How to Conserve the Remains of Paint





Introduction: How to Conserve the Remains of Paint

When we finish a work of painting, it is convenient to conserve the spare painting for later retouches.

Step 1: Logically, We Close the Can Firmly.

But if we close the can with the whole air that has inside, the oxygen will combine with the painting and it will create a hard layer on the surface.

Step 2: How Do We Eliminate the Oxygen?

It is very easy: 1) we add inside the can some drops of an inflammable liquid that it is compatible with the type of painting: alcohol for the water-base paintings, gasoline or solvent for the oil-base paintings.

In the upper left corner of the photo you can see a dropper with lighter fuel. Four or five drops are sufficient. More than that can alter the painting chemically.

Step 3: Warning: Adults Only!

2) immediately light a fire to the drops of flammable liquid.

Step 4: Put the Lid

Contrary to what one could suppose, when putting the lid it doesn't take place an explosion, but instead, considerable vaccum is created inside the can, which strongly sucks the lid.

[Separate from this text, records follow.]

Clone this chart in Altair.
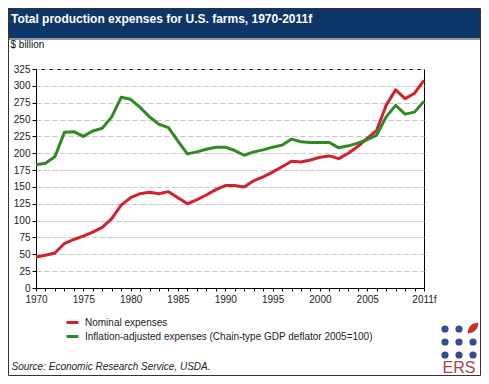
import altair as alt
import pandas as pd

# ---------------- data ----------------
years = list(range(1970, 2012))
nominal = [46, 48.5, 52, 66, 72, 77, 83, 90, 103, 123,
           134, 140, 142, 140, 143, 134, 125, 131, 138, 146,
           152, 152, 150, 159, 165, 172, 180, 188, 187, 190,
           194, 196, 192, 200, 210, 222, 234, 271, 294, 281,
           289, 308]
inflation_adjusted = [183, 185, 195, 231, 232, 225, 233, 237, 254, 283,
                      280, 268, 254, 243, 238, 218, 199, 202, 206, 209,
                      209, 204, 197, 202, 205, 209, 212, 221, 217, 216,
                      216, 216, 208, 211, 215, 220, 227, 254, 271, 258,
                      261, 277]
series_names = ["Nominal expenses",
                "Inflation-adjusted expenses (Chain-type GDP deflator 2005=100)"]
y_ticks = list(range(0, 326, 25))
x_label_years = [1970, 1975, 1980, 1985, 1990, 1995, 2000, 2005]
forecast_year = 2011
title_text = "Total production expenses for U.S. farms, 1970-2011f"
y_unit = "$ billion"
source_text = "Source: Economic Research Service, USDA."
logo_text = "ERS"

df = pd.DataFrame({
    "year": years + years,
    "value": nominal + inflation_adjusted,
    "series": [series_names[0]] * len(years) + [series_names[1]] * len(years),
})
one = pd.DataFrame({"k": [0]})

FONT = "Liberation Sans"
RED = "#d1222b"
GREEN = "#2f8a22"
NAVY = "#0e3669"
DOT = "#2f4f8f"

W, H = 388, 219
PL, PT, PR, PB = 28, 61, 57, 88
TW, TH = PL + W + PR, PT + H + PB

label_expr = ("indexof([" + ",".join(str(y) for y in x_label_years) + "], datum.value) >= 0 ? '' + datum.value : "
              "(datum.value == " + str(forecast_year) + " ? '" + str(forecast_year) + "f' : '')")

lines = alt.Chart(df).mark_line(strokeWidth=3, strokeJoin="round").encode(
    x=alt.X("year:Q",
            scale=alt.Scale(domain=[years[0], years[-1]], nice=False, zero=False),
            axis=alt.Axis(values=years, labelExpr=label_expr, labelOverlap=False,
                          labelFlush=False, grid=False, tickSize=3, labelPadding=3,
                          labelFontSize=10, labelColor="#222",
                          title=source_text, titleX=-25, titleY=78,
                          titleAlign="left", titleBaseline="middle",
                          titleFontStyle="italic", titleFontWeight="normal",
                          titleFontSize=10, titleColor="#222")),
    y=alt.Y("value:Q",
            scale=alt.Scale(domain=[0, 325], nice=False),
            axis=alt.Axis(values=y_ticks, grid=True, gridDash=[5, 3], gridColor="#c4c4c4",
                          tickSize=4, labelPadding=2, labelFontSize=10, labelColor="#222",
                          title=y_unit, titleAngle=0, titleX=-26, titleY=-25,
                          titleAlign="left", titleBaseline="middle",
                          titleFontWeight="normal", titleFontSize=10, titleColor="#111")),
    color=alt.Color("series:N",
                    scale=alt.Scale(domain=series_names, range=[RED, GREEN]),
                    legend=alt.Legend(orient="none", legendX=29, legendY=246, title=None,
                                      symbolType="stroke", symbolSize=144,
                                      symbolStrokeWidth=3, labelFontSize=10,
                                      labelColor="#222", labelOffset=5, rowPadding=0,
                                      padding=0, labelLimit=400)),
)

deco = alt.Chart(one)
title_bar = deco.mark_rect(fill=NAVY).encode(
    x=alt.value(-PL), x2=alt.value(W + PR - 1), y=alt.value(-PT), y2=alt.value(-31))
shadow = deco.mark_rect(fill="#8e98a4").encode(
    x=alt.value(-PL), x2=alt.value(W + PR - 1), y=alt.value(-31), y2=alt.value(-29))
title = deco.mark_text(text=title_text, font=FONT, fontSize=12, fontWeight="bold",
                       color="white", align="left", baseline="middle").encode(
    x=alt.value(-25), y=alt.value(-50))

dot_x = [409, 423, 437]
dot_y = [260, 273, 286]
dots = []
for j, yy in enumerate(dot_y):
    for i, xx in enumerate(dot_x):
        if i == 2 and j == 0:
            continue
        dots.append(deco.mark_circle(color=DOT, opacity=1, size=52).encode(
            x=alt.value(xx), y=alt.value(yy)))
leaf = deco.mark_point(shape="M -1 1 C -1 -0.3 -0.2 -1 1 -1 C 1 0.2 0.3 1 -1 1 Z",
                       filled=True, color="#c8302a", opacity=1, size=110).encode(
    x=alt.value(437), y=alt.value(259))
ers = deco.mark_text(text=logo_text, font=FONT, fontSize=16, color="#a3473f",
                     align="center", baseline="alphabetic").encode(
    x=alt.value(423), y=alt.value(304))
border = deco.mark_rect(fill=None, stroke="#333", strokeWidth=1).encode(
    x=alt.value(-PL + 0.5), x2=alt.value(W + PR - 0.5),
    y=alt.value(-PT + 0.5), y2=alt.value(H + PB - 0.5))

chart = alt.layer(title_bar, shadow, title, lines, *dots, leaf, ers, border).properties(
    width=W, height=H,
    padding={"left": PL, "top": PT, "right": PR, "bottom": PB},
    autosize=alt.AutoSizeParams(type="none"),
).configure(font=FONT, background="white").configure_view(
    stroke="black", strokeWidth=1
).configure_axis(domainColor="black", tickColor="black")

chart.save("out.html", embed_options={"renderer": "svg", "actions": False})
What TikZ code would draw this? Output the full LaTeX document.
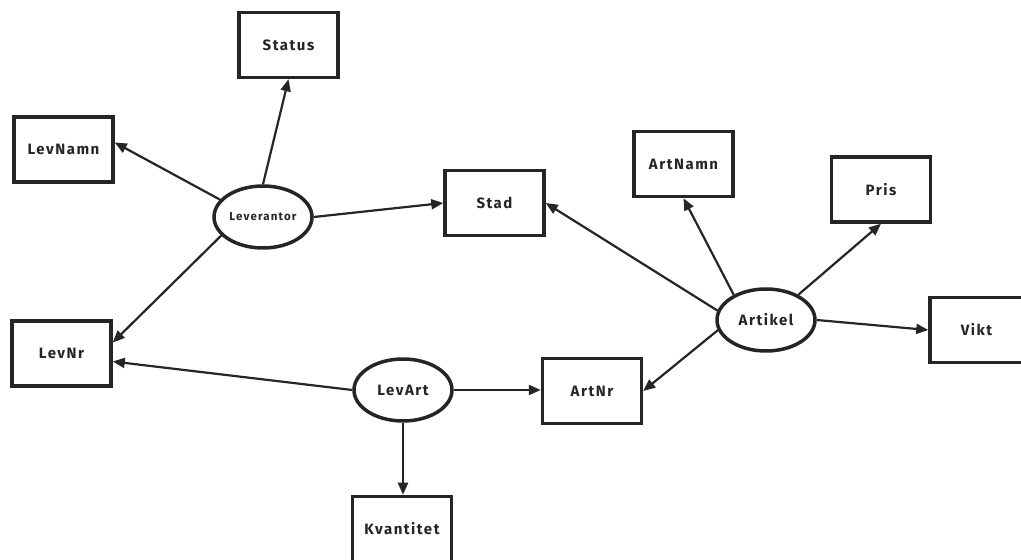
\documentclass[tikz,border=0pt]{standalone}
\usepackage{fontspec}
\setmainfont{Fira Sans}[LetterSpace=10]
\usetikzlibrary{shapes.geometric,arrows.meta}
\definecolor{ink}{HTML}{252525}
\begin{document}
\begin{tikzpicture}[x=1pt,y=1pt,
  attr/.style={draw=ink,line width=3.5pt,minimum width=99pt,minimum height=65pt,
    inner sep=0pt,text=ink,font=\bfseries\fontsize{15}{17}\selectfont},
  ent/.style={ellipse,draw=ink,line width=3.5pt,minimum width=98pt,minimum height=62pt,
    inner sep=0pt,text=ink,font=\bfseries\fontsize{15}{17}\selectfont},
  link/.style={draw=ink,line width=2.2pt,-{Triangle[length=12pt,width=10pt]}},
]
\useasboundingbox (0,0) rectangle (1021,560);
\fill[white] (0,0) rectangle (1021,560);

% attribute boxes
\node[attr] (status)  at (288.5,515)   {Status};
\node[attr] (levnamn) at (63.5,410.5)  {LevNamn};
\node[attr] (stad)    at (494.5,357)   {Stad};
\node[attr] (artnamn) at (683.5,396)   {ArtNamn};
\node[attr] (pris)    at (881,370.5)   {Pris};
\node[attr,minimum width=93pt] (vikt) at (976.5,230) {Vikt};
\node[attr] (levnr)   at (61.5,206.5)  {LevNr};
\node[attr] (artnr)   at (592,169)     {ArtNr};
\node[attr] (kvant)   at (402,31)      {Kvantitet};

% entities
\node[ent,font=\bfseries\fontsize{11.5}{13}\selectfont] (lev) at (263,343) {Leverantor};
\node[ent] (art)    at (766,240) {Artikel};
\node[ent] (levart) at (403,170) {LevArt};

% Leverantor
\draw[link] (lev.north) -- (status.south);
\draw[link] (lev.158) -- ([yshift=7pt]levnamn.east);
\draw[link] (lev.east) -- (stad.west);
\draw[link] (lev.204) -- ([yshift=11pt]levnr.east);

% LevArt
\draw[link] (levart.west) -- ([yshift=-8pt]levnr.east);
\draw[link] (levart.east) -- (levart.east -| artnr.west);
\draw[link] (levart.south) -- (levart.south |- kvant.north);

% Artikel
\draw[link] (art.169) -- (stad.east);
\draw[link] (art.142) -- (artnamn.south);
\draw[link] (art.38) -- (pris.south);
\draw[link] (art.east) -- (vikt.west);
\draw[link] (art.192) -- (artnr.east);
\end{tikzpicture}
\end{document}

The fire fades quickly because the oxygen wastes away, and then the painting will last very much more time without losing it's quality significantly.

If there is little painting and the can is of big size (1 liter or more), it is probable that the can is deformed due to the interior vacuum. But that doesn't affect in anything to the painting, and there is not any possibility that the can can produce spill of painting due to that contraction.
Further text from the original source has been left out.